Note: This guide is part of the Windows Guides’ Legal File Sharing Series. If you want to find out more about file sharing, check the topics covered here.

The Basics about Magnet Links

Put simply, magnet links:

  1. Are dependent on data in the file and not file name so more people will share the common file
  2. Store torrent files within the link so the file cannot be lost on a website that goes down

If you’d like a more detailed explanation of Magnet links, DHT, and PEX, read this.

How Does a Magnet Link Work?

Magnet links work just like torrents.
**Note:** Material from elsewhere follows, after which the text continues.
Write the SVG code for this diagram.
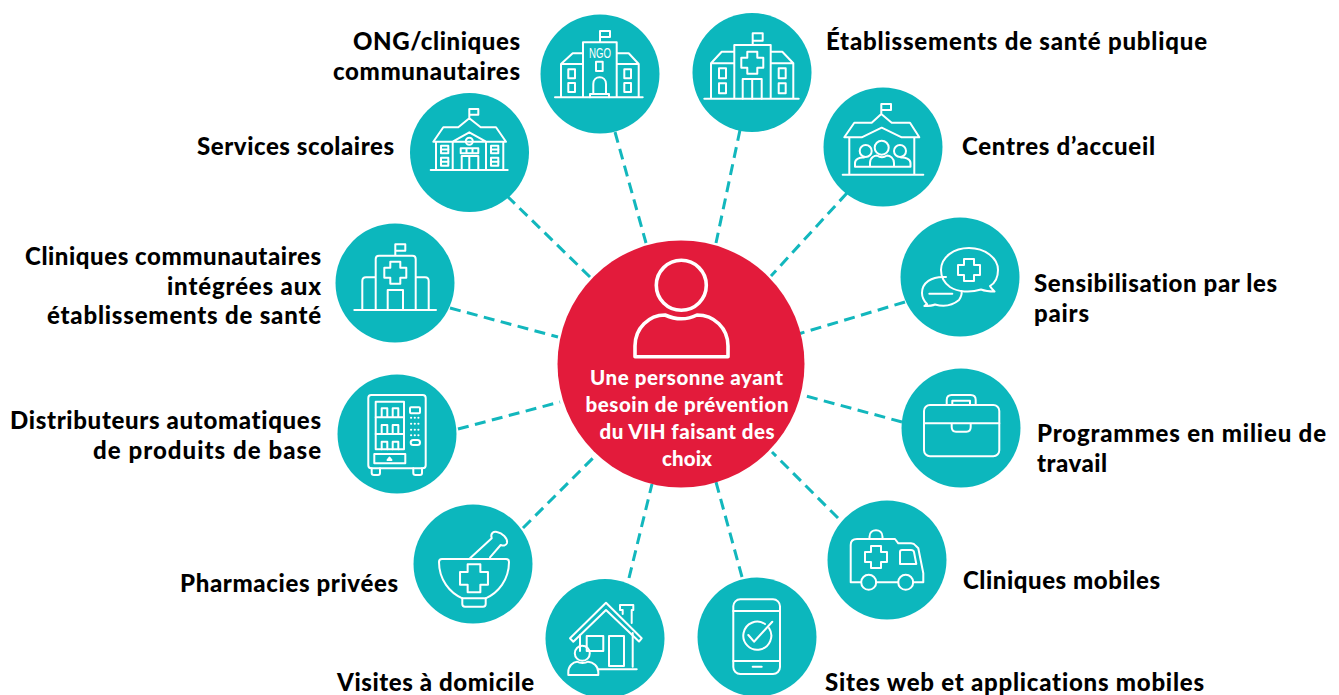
<svg xmlns="http://www.w3.org/2000/svg" width="1339" height="695" viewBox="0 0 1339 695">
<defs>
<style>
.disc{fill:#0cb7bd}
.hub{fill:#e31b3b}
.ic{fill:none;stroke:#fff;stroke-width:2;stroke-linejoin:round;stroke-linecap:round}
.lab{font-family:"Lato","Liberation Sans",sans-serif;font-weight:900;font-size:24px;fill:#000;font-variant-ligatures:none}
.hubt{font-family:"Lato","Liberation Sans",sans-serif;font-weight:900;font-size:20.5px;fill:#fff;text-anchor:middle;font-variant-ligatures:none}
.con{stroke:#12b7bd;stroke-width:3;fill:none;stroke-dasharray:11 6.5}
</style>
<path id="cross" d="M-5-11H5V-5H11V5H5V11H-5V5H-11V-5H-5Z" stroke-linejoin="round"/>
</defs>
<rect width="1339" height="695" fill="#fff"/>
<g id="connectors">
<line class="con" x1="615" y1="132" x2="646" y2="243"/>
<line class="con" x1="740" y1="130" x2="716" y2="243"/>
<line class="con" x1="507" y1="196" x2="590" y2="277"/>
<line class="con" x1="847" y1="193" x2="771" y2="276"/>
<line class="con" x1="905" y1="302" x2="800" y2="333.500"/>
<line class="con" x1="450" y1="308" x2="558" y2="337"/>
<line class="con" x1="458" y1="429" x2="560" y2="402"/>
<line class="con" x1="902" y1="422" x2="806" y2="396"/>
<line class="con" x1="523" y1="528" x2="598" y2="453"/>
<line class="con" x1="838" y1="518" x2="772" y2="452"/>
<line class="con" x1="629" y1="578" x2="652" y2="484"/>
<line class="con" x1="742" y1="577" x2="716" y2="482"/>
</g>
<g id="hub">
<circle class="hub" cx="681" cy="364" r="123.5"/>
<g class="ic" style="stroke-width:3.600">
<circle cx="681.3" cy="285.3" r="25"/>
<path d="M635 356.7V346C635 328 649 315 665 315C676 320 687 320 697 315C714 315 728 328 728 346V356.7Z"/>
</g>
<text class="hubt" x="686.500" y="384.500" textLength="193" lengthAdjust="spacing">Une personne ayant</text>
<text class="hubt" x="687" y="411.500" textLength="203" lengthAdjust="spacing">besoin de prévention</text>
<text class="hubt" x="687" y="438.500" textLength="175" lengthAdjust="spacing">du VIH faisant des</text>
<text class="hubt" x="687" y="465.500" textLength="50" lengthAdjust="spacing">choix</text>
</g>
<g id="node-ong">
<circle class="disc" cx="600" cy="74" r="59.500"/>
<g class="ic">
<path d="M555 97.300H642.700M583 97.300V42.300H616.700V97.300M600 42.300V31H610V37H600M583 64H561V97.300M561 64L572.700 53.300H583M616.700 64H638.700V97.300M638.700 64L628.700 53.300H616.700"/>
<rect x="568.300" y="69.300" width="6.700" height="9"/><rect x="568.300" y="83" width="6.700" height="9"/>
<rect x="624.300" y="69.300" width="6.700" height="9"/><rect x="624.300" y="83" width="6.700" height="9"/>
<rect x="596" y="61.700" width="6.700" height="9.300"/>
<path d="M593.300 94V84C593.300 75 606 75 606 84V94M590 97.300V94H609V97.300"/>
</g>
<text x="600" y="57.500" font-family="Liberation Sans, sans-serif" font-size="14" fill="#fff" text-anchor="middle" textLength="22" lengthAdjust="spacingAndGlyphs">NGO</text>
</g>
<g id="node-public">
<circle class="disc" cx="752" cy="72.500" r="59.500"/>
<g class="ic">
<path d="M704.300 98.700H798.700M734.300 98.700V45H770.700V98.700M752.700 45V33.300H762.700V40.700H752.700M734.300 63.300H711V98.700M711 63.300L721.700 51.700H734.300M770.700 63.300H793.300V98.700M793.300 63.300L782.300 51.700H770.700"/>
<rect x="719" y="68.300" width="7" height="10"/><rect x="719" y="83.300" width="7" height="10"/>
<rect x="778.700" y="68.300" width="7" height="10"/><rect x="778.700" y="83.300" width="7" height="10"/>
<path d="M742.700 98.700V79H761.700V98.700M752.200 79V98.700"/>
<use href="#cross" x="752.300" y="62.700"/>
</g>
</g>
<g id="node-scolaires">
<circle class="disc" cx="469.500" cy="152.500" r="59.500"/>
<g class="ic">
<path d="M430.700 170H507.700M469.300 118.300V109H478.300V114.700H469.300M433.300 141.700L443.300 127.300H458.300L469.300 118.300L480.700 127.300H496L506 141.700ZM436 141.700V170M503.300 141.700V170M452.700 141.700V170M486 141.700V170M452.700 141.700L469.300 132.300L486 141.700"/>
<circle cx="469.300" cy="141.300" r="3.500"/>
<path d="M460.700 148.300H478.300V153.300H460.700ZM466.500 148.300V153.300M472.500 148.300V153.300M461.700 170V156H478.300V170M469.300 156V170"/>
<rect x="441" y="145.700" width="7.300" height="7.600"/><rect x="441" y="157.700" width="7.300" height="8"/>
<rect x="491" y="145.700" width="7.300" height="7.600"/><rect x="491" y="157.700" width="7.300" height="8"/>
<path d="M441 149.500H448.300M441 161.700H448.300M491 149.500H498.300M491 161.700H498.300"/>
</g>
</g>
<g id="node-accueil">
<circle class="disc" cx="883" cy="147" r="59.500"/>
<g class="ic">
<path d="M842.700 174.700H923.300M881.300 114V104H891V110H881.300M844.300 137.300L854.300 122.700H871.700L881.300 114L891.700 122.700H910L919.300 137.300H901.700L881.700 127.700L861.700 137.300ZM849.300 137.300V174.700M914.300 137.300V174.700"/>
<circle cx="881.700" cy="147.700" r="7"/><circle cx="865.700" cy="151" r="6"/><circle cx="900" cy="151" r="6"/>
<path d="M870 166.700V163C870 157 875 155.500 877 155.500C880 157.500 884 157.500 887 155.500C890 155.500 894 158 894 163V166.700ZM870 166.700H855V163C855 159 860 157 864 157.500M894 166.700H910.500V163C910.500 159 905 157 901 157.500"/>
</g>
</g>
<g id="node-pairs">
<circle class="disc" cx="960" cy="277" r="59.500"/>
<g class="ic">
<path d="M950 287C943 282 941 276 941 270C941 257 954 248 969 248C985 248 998 258 998 270C998 277 995 283 990 286C991 288 993 290 994.500 291.500C989 291.500 985 291 981 289.500C970 293 958 292 950 287Z"/>
<path d="M946 277C931 276 922 283 922 293C922 298 924 301 927 304C926 305 925 305.500 924.300 306C928 306 932 306 935 304.500C944 307 953 305 959 300C961 297 962 293 961.500 291"/>
<path d="M929.300 293.700H952.300"/>
<use href="#cross" x="969" y="270"/>
</g>
</g>
<g id="node-integrees">
<circle class="disc" cx="395" cy="283" r="59.500"/>
<g class="ic">
<path d="M354.300 310H436M375.700 310V259Q375.700 255.700 379 255.700H412.400Q415.700 255.700 415.700 259V310M395.300 255.700V244.300H405.300V250.700H395.300M375.700 277.300H366Q362.300 277.300 362.300 281V310M415.700 277.300H425Q428.700 277.300 428.700 281V310M387.700 310V290H403V310"/>
<use href="#cross" x="395.300" y="272.700"/>
</g>
</g>
<g id="node-distributeurs">
<circle class="disc" cx="397" cy="434" r="59.500"/>
<g class="ic">
<rect x="368.300" y="395" width="57.400" height="73.300" rx="3"/>
<path d="M371.700 468.300V473Q371.700 475 374 475H378Q380 475 380 473V468.300M413.300 468.300V473Q413.300 475 415.500 475H420Q422 475 422 473V468.300"/>
<rect x="375.700" y="401.700" width="28.300" height="47.600"/>
<path d="M375.700 417.300H404M375.700 434H404M381.700 417.300V408.300H387.300V417.300M392.700 417.300V408.300H398.300V417.300M381.700 434V425H387.300V434M392.700 434V425H398.300V434M381.700 449.300V441.700H387.300V449.300M392.700 449.300V441.700H398.300V449.300"/>
<rect x="374.300" y="454" width="31" height="9.300"/>
<path d="M387.500 460H391.500L389.500 457.500Z"/>
<rect x="410" y="407.300" width="10" height="6" rx="1"/>
<rect x="410.700" y="440" width="9.300" height="5" rx="2.500"/>
<path d="M411 417.700H411.200M414.700 417.700H414.900M418.300 417.700H418.500M411 423.700H411.200M414.700 423.700H414.900M418.300 423.700H418.500M411 429.700H411.200M414.700 429.700H414.900M418.300 429.700H418.500M411 435.300H411.200M414.700 435.300H414.900M418.300 435.300H418.500"/>
</g>
</g>
<g id="node-travail">
<circle class="disc" cx="961" cy="428" r="59.500"/>
<g class="ic">
<rect x="924" y="405" width="75.300" height="51.300" rx="6"/>
<path d="M924 423.300H999.300M946.700 405V400Q946.700 395 951.700 395H970.700Q975.700 395 975.700 400V405M952.300 405V400.700H970V405M951.700 423.300V427Q951.700 431.700 956 431.700H966.500Q970.700 431.700 970.700 427V423.300"/>
</g>
</g>
<g id="node-mobiles">
<circle class="disc" cx="887" cy="560" r="59.500"/>
<g class="ic">
<path d="M861 582.300H850.700V545Q850.700 539 857 539H895L898.300 543.300H911Q914 543.300 916 546L918.300 548.300L923.300 573.300V582.300H913.200M898.200 582.300H876.200"/>
<circle cx="868.700" cy="582.300" r="7.500"/><circle cx="905.700" cy="582.300" r="7.500"/>
<path d="M869.500 539V536.700C869.500 528 882.500 528 882.500 536.700V539"/>
<use href="#cross" x="876" y="557"/>
<path d="M900 552Q900 550 902 550H911Q913.500 550 914 552L916.300 564H900Z"/>
</g>
</g>
<g id="node-pharmacies">
<circle class="disc" cx="473" cy="564" r="59.500"/>
<g class="ic">
<path d="M439 562Q439 559 442 559H506Q509 559 509 562C509 580 498 593 485.700 598.300H462.300C450 593 439 580 439 562Z"/>
<path d="M462.300 598.300V604Q462.300 606.700 465 606.700H483Q485.700 606.700 485.700 604V598.300"/>
<path d="M470 558.300L491.700 538.300C490 533 494 531 497 532C502 533 508 538 507 543C506 546 503 546 500.700 545L490 557.300"/>
<g transform="translate(474 578.300) scale(1.270)" style="stroke-width:1.600"><use href="#cross"/></g>
</g>
</g>
<g id="node-domicile">
<circle class="disc" cx="605" cy="638.500" r="59.500"/>
<g class="ic">
<path d="M570 638.300L606 602.700L641.700 638.300L639 641.500L606 610L573.300 641.700Z"/>
<path d="M622.700 614V610H620V605H633.300V610H631.700V623M580 635V651M632.700 633V666.700M598.300 669.300H636.700"/>
<rect x="586.700" y="636" width="16.600" height="15"/>
<path d="M609 666V636H624V666H609"/>
<circle cx="582.300" cy="653.300" r="7.500"/>
<path d="M568.300 675V672C568.300 666 573 662 577 661.700C580 663.500 585 663.500 588 661.700C593 662 598.300 666 598.300 672V675Z"/>
</g>
</g>
<g id="node-sites">
<circle class="disc" cx="757" cy="637" r="59.500"/>
<g class="ic">
<rect x="733.300" y="599.300" width="46.700" height="74.700" rx="7"/>
<path d="M733.300 611H780M733.300 661H780M752.700 666.700H761.700"/>
<path d="M769 628A14 14 0 1 1 765 624"/>
<path d="M748.300 635L754 641.700L772.300 621.700"/>
</g>
</g>
<g id="labels">
<text class="lab" x="353" y="50" textLength="167" lengthAdjust="spacing">ONG/cliniques</text>
<text class="lab" x="333" y="80" textLength="187" lengthAdjust="spacing">communautaires</text>
<text class="lab" x="826" y="50" textLength="381" lengthAdjust="spacing">Établissements de santé publique</text>
<text class="lab" x="197" y="155" textLength="197" lengthAdjust="spacing">Services scolaires</text>
<text class="lab" x="962" y="155" textLength="193" lengthAdjust="spacing">Centres d’accueil</text>
<text class="lab" x="25" y="265" textLength="296" lengthAdjust="spacing">Cliniques communautaires</text>
<text class="lab" x="167" y="295" textLength="154" lengthAdjust="spacing">intégrées aux</text>
<text class="lab" x="47" y="324" textLength="274" lengthAdjust="spacing">établissements de santé</text>
<text class="lab" x="1034" y="292" textLength="243" lengthAdjust="spacing">Sensibilisation par les</text>
<text class="lab" x="1034" y="322" textLength="55" lengthAdjust="spacing">pairs</text>
<text class="lab" x="10" y="429" textLength="311" lengthAdjust="spacing">Distributeurs automatiques</text>
<text class="lab" x="93" y="459" textLength="228" lengthAdjust="spacing">de produits de base</text>
<text class="lab" x="1037" y="442" textLength="289" lengthAdjust="spacing">Programmes en milieu de</text>
<text class="lab" x="1037" y="472" textLength="70" lengthAdjust="spacing">travail</text>
<text class="lab" x="180" y="592" textLength="218" lengthAdjust="spacing">Pharmacies privées</text>
<text class="lab" x="963" y="589" textLength="197" lengthAdjust="spacing">Cliniques mobiles</text>
<text class="lab" x="337" y="691" textLength="197" lengthAdjust="spacing">Visites à domicile</text>
<text class="lab" x="825" y="691" textLength="379" lengthAdjust="spacing">Sites web et applications mobiles</text>
</g>
</svg>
First, you’ll need a client capable of opening magnet links.

Now, go to your favorite download site and look for the magnet links:

Click the magnet link (notice the magnet address.)

Your browser may warn you that your file-sharing client is attempting to open the file:

Launch your client and wait for the download to complete.

Once complete, your file is ready to use–just like a torrent.

Magnet files are nothing to be feared and work just like torrents (really they are just torrents that aren’t hosted on file-sharing sites.)

Question for Readers

I tried a few download links and noticed that while downloading the file, I would upload exactly the same file size even though there were no peers (see the screenshot above.) Does anyone know why you upload the complete file and where the uploaded data goes to?



About Rich

Rich is the owner and creator of Windows Guides; he spends his time breaking things on his PC so he can write how-to guides to fix the problems he creates.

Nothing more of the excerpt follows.